2. Temyizen incelenen nihai kararların bozulması, 6100 sayılı HMK'nın geçici 3 üncü maddesinin yollamasıyla davada uygulanması gereken 1086 sayılı HUMK'un 428 inci maddesindeki sebeplerin varlığı halinde mümkündür.

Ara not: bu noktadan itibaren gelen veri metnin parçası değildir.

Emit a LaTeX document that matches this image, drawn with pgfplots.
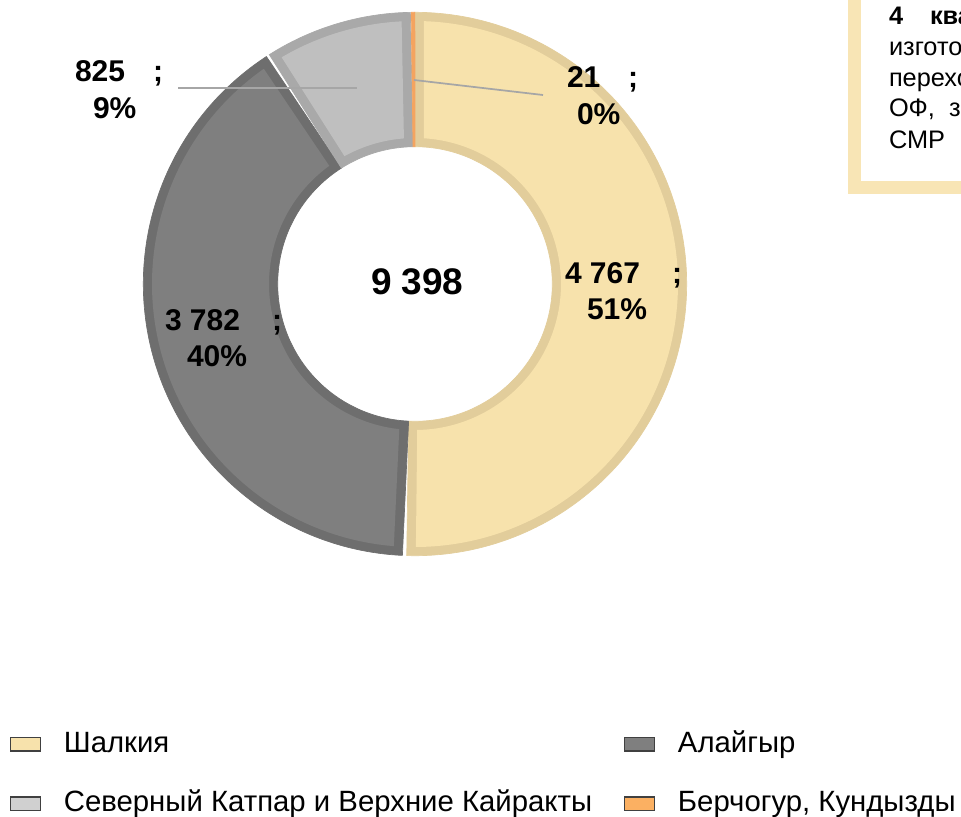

3. Temyizen incelenen kararın bozmaya uygun olduğu, kararda ve kararın gerekçesinde hukuk kurallarının somut olaya uygulanmasında bir isabetsizlik bulunmadığı, bozmaya uyulmakla karşı taraf yararına kazanılmış hak durumunu oluşturan yönlerin ise yeniden incelenmesine hukukça imkân bulunmadığı anlaşılmakla; davacı vekilinin temyiz dilekçesinde ileri sürülen nedenler kararın bozulmasını gerektirecek nitelikte görülmemiştir.

VI. KARAR

Açıklanan sebeplerle;

Davacı vekilinin yerinde bulunmayan temyiz itirazının reddiyle usul ve yasaya ve bozma kararının gerekçelerine uygun olan kararın ONANMASINA,

Aşağıda yazılı 157,75 TL bakiye onama harcının temyiz eden davacıdan alınmasına,

Dosyanın İvrindi Asliye Hukuk Mahkemesine gönderilmesine,

1086 sayılı HUMK'un 440/III-1 inci maddesi uyarınca karar düzeltme yolu kapalı olmak üzere,26.03.2024 tarihinde oy birliği ile karar verildi.